West Africa Helicopter Shootdown Exposes Rising Cost of Russia’s Africa Corps Gamble in Mali
Tuareg fighters aligned with al‑Qaeda affiliates say they shot down a Russian Africa Corps Mi‑24 gunship in northern Mali, killing the crew and halting a convoy it was protecting. The loss highlights how Russia’s replacement for Wagner is absorbing real battlefield risk — and how Mali’s conflict is sharpening into a proxy contest with implications across the Sahel.
A single helicopter falling from the sky over northern Mali carries more weight today than it did a few years ago. On July 5, armed Tuareg elements cooperating with al‑Qaeda‑linked groups claimed to have brought down a Russian Africa Corps Mi‑24 helicopter near the town of Anéfis, killing everyone on board and forcing a Malian‑Russian convoy to break off its mission. If confirmed, the incident would mark one of the most serious blows yet to Russia’s new expeditionary force on the continent.
Local reports, supported by imagery circulating online, describe a Mi‑24 attack helicopter providing overwatch for a convoy of Mali’s forces and their Russian partners when it was hit by ground fire and rapidly lost altitude before crashing. A version of the account shared in French and Spanish‑language channels identifies the attackers as the Frente de Liberación Azawad (FLA), a Tuareg jihadist formation, which says it used heavy machine‑gun fire to bring the gunship down. A separate account describes Tuareg fighters working with al‑Qaeda‑affiliated militants, but both point to the same outcome: a destroyed helicopter and a dead Russian crew.
For fighters on the ground, a Mi‑24 is both a lethal threat and a symbol. The heavily armed gunship gives Malian troops and their Russian advisers the ability to strike remote desert positions, escort convoys through ambush‑prone corridors and project fear beyond paved roads and garrison towns. Knocking one out of the sky with small‑caliber or heavy machine‑gun fire is not just a tactical success, it is a message that even the most intimidating assets are vulnerable.

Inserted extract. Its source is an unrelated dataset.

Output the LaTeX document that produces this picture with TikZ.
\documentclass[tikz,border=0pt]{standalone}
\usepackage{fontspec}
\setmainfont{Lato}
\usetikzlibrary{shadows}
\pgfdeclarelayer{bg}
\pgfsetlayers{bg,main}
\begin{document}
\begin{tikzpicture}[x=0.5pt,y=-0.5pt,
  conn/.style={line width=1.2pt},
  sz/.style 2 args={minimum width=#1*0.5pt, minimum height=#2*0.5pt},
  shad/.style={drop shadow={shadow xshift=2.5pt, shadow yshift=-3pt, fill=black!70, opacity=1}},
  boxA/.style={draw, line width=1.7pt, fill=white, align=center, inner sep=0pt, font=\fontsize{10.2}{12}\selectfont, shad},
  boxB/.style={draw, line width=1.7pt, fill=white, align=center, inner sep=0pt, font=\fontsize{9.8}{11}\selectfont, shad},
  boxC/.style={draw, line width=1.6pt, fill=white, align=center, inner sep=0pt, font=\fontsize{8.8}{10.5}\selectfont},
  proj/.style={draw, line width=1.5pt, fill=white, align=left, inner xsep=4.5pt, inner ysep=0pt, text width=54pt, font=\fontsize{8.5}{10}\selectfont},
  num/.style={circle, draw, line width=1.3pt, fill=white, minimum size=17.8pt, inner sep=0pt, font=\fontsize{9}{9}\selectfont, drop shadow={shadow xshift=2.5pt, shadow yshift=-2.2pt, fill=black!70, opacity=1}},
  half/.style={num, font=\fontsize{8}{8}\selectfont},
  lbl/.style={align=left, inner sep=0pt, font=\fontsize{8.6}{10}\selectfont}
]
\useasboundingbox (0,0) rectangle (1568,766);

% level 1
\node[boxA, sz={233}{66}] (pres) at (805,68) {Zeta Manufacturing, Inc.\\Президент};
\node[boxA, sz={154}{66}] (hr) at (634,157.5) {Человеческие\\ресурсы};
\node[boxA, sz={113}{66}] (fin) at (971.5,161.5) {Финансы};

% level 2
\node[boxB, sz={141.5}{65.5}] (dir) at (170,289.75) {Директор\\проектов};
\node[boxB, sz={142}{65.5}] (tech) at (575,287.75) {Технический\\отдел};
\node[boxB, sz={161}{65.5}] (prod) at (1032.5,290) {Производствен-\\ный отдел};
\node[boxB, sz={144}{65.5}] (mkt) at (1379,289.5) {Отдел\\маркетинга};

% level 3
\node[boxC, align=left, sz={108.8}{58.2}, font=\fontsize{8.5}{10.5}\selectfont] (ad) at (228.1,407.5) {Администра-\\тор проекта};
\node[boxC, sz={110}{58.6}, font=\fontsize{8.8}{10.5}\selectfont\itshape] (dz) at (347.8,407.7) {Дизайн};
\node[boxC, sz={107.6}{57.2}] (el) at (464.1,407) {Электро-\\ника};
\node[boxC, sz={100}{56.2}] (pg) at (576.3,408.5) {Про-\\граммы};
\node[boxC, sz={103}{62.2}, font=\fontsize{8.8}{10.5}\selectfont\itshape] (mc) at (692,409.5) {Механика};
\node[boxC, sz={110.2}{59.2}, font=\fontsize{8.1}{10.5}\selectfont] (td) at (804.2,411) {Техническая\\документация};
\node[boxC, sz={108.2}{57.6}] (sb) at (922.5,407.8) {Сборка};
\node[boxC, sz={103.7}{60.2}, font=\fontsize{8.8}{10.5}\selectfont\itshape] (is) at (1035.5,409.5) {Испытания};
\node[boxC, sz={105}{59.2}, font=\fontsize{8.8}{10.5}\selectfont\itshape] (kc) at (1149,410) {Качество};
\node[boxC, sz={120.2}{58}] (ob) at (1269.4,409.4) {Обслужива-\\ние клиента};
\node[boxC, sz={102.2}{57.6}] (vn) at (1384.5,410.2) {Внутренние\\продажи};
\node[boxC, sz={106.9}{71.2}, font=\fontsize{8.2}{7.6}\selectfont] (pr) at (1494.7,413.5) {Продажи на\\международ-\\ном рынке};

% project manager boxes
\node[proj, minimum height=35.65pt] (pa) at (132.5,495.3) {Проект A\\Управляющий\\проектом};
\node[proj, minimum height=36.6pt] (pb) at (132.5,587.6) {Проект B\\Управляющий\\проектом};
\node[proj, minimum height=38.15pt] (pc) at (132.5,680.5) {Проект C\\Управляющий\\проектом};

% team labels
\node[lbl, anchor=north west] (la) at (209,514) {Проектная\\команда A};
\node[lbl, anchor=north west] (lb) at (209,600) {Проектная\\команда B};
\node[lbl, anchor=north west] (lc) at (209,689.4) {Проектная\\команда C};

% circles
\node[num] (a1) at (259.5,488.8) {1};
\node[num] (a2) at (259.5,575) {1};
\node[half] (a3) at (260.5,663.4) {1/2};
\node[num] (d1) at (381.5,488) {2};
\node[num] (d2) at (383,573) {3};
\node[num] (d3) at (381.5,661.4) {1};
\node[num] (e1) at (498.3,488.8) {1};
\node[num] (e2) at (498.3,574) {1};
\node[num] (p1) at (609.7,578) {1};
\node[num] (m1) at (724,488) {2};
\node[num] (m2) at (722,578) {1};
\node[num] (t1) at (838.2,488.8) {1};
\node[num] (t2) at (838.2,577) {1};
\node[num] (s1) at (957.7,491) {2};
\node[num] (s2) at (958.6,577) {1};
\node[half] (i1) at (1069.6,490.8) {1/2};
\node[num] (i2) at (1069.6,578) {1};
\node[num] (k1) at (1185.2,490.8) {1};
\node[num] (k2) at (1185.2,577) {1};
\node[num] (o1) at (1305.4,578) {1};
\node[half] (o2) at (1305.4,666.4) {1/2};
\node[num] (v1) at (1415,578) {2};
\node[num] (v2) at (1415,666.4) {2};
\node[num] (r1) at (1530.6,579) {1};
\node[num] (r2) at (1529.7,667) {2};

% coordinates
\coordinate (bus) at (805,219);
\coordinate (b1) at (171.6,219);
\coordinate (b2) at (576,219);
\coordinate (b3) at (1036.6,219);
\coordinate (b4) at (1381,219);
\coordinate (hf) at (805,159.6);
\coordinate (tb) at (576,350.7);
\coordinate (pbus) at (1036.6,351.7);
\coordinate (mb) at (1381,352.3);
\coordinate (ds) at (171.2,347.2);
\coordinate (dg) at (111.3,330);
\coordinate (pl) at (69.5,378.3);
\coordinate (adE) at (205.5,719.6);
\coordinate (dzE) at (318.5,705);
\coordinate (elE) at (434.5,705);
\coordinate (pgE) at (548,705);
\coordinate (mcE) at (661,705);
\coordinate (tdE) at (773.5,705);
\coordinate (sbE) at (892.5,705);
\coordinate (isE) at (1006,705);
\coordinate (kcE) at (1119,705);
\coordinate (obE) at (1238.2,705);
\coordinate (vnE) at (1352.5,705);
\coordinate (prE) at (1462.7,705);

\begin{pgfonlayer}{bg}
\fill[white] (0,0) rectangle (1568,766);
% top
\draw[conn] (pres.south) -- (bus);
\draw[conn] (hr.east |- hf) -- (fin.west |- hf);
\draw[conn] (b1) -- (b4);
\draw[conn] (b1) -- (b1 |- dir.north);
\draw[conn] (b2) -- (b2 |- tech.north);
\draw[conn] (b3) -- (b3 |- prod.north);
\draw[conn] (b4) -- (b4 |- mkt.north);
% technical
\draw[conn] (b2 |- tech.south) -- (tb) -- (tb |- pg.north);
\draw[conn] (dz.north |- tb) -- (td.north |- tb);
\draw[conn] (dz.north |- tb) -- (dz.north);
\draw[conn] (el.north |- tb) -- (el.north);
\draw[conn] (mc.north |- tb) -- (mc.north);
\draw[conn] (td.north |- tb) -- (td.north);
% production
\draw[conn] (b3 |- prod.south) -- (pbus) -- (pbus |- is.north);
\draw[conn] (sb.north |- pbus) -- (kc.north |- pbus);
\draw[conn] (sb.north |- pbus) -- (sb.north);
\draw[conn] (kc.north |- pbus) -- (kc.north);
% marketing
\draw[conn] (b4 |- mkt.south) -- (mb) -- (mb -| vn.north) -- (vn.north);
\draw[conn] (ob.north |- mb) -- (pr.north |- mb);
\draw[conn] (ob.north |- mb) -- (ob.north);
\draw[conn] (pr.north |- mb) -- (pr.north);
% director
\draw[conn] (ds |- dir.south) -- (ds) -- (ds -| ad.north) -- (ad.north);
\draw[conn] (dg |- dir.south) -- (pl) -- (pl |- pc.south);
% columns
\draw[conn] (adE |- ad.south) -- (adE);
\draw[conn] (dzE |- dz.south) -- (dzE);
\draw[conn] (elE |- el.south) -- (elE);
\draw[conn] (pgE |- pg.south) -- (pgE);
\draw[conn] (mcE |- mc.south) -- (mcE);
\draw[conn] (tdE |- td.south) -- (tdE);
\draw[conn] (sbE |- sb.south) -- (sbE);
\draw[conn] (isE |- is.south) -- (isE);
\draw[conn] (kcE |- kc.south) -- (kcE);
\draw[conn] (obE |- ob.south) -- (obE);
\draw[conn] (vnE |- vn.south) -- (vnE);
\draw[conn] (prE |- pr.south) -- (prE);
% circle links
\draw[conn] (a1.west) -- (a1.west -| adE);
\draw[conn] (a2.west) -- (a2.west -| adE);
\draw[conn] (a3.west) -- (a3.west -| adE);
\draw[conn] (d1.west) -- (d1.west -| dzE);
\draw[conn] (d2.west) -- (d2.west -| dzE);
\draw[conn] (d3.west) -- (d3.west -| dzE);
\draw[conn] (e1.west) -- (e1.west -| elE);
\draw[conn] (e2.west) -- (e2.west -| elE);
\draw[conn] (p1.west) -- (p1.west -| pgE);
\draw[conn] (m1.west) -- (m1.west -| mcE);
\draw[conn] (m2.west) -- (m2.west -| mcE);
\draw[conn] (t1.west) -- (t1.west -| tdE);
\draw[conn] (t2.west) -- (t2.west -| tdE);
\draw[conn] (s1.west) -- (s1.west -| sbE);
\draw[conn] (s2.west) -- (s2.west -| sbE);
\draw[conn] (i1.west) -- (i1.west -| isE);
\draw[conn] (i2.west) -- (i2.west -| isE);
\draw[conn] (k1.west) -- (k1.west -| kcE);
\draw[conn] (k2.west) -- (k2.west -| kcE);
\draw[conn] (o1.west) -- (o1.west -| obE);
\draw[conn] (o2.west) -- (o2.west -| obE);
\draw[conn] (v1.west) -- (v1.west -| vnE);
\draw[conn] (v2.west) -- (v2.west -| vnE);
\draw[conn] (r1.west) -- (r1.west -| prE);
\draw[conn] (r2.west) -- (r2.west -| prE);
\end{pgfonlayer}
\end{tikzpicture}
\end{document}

For Moscow, the loss cuts deeper. The Africa Corps has been pitched as a more formal, state‑run successor to the Wagner Group, offering security partnerships, training and combat support to governments like Mali’s in exchange for access and influence. Each combat loss exposes the extent to which Russia is now directly entangled in front‑line fighting, rather than working through deniable contractors. A downed helicopter and dead crew are harder to wave away than a rumor of mercenary casualties in distant terrain.
The strike also underlines how Mali’s internal conflict has hardened into a broader security crisis radiating across the Sahel. Tuareg factions, jihadist groups aligned with al‑Qaeda and Islamic State, and government forces backed by Russian personnel are contesting control over a vast belt of territory bordering Niger and Algeria. Air assets like the Mi‑24 are central to Bamako’s strategy for securing supply lines and keeping pressure on insurgent groups that can melt back into the desert. Losing one gunship at a chokepoint like Anéfis is a local setback; a pattern of such losses would threaten the viability of Mali’s entire campaign model.
For civilians in northern Mali, the incident portends more danger ahead. Convoys with diminished air cover may move less often but more aggressively, while jihadist groups may be emboldened to attempt bolder ambushes, knowing that Russian helicopter crews are now proven targets. Villages along contested routes risk being caught between punitive sweeps from government‑allied forces and retaliation from insurgents seeking to reassert control.
The broader strategic picture is stark: as Western militaries, including France’s, have drawn down in the Sahel, Russia has stepped into the vacuum, trading security guarantees for political alignment and economic opportunities. Each engagement like the Anéfis convoy deepens that commitment. Every Russian casualty turns Mali from a distant theater into another ledger line in Moscow’s global competition with Western states for influence in Africa.
The memorable takeaway is simple: when a foreign patron’s helicopters start falling, a local war has already become someone else’s problem too. The cost is no longer confined to one government’s soldiers and citizens, but shared by the crews and commanders of an outside power betting that it can stabilize what others could not.
What matters next is whether this shootdown remains an isolated episode or signals a shift in insurgent tactics. Watch for additional claims of attacks on air assets, changes in convoy patterns on key northern routes, and any sign that Russia increases its footprint — more helicopters, more advisers, more force protection — to compensate for exposed vulnerabilities in the Africa Corps’ current posture.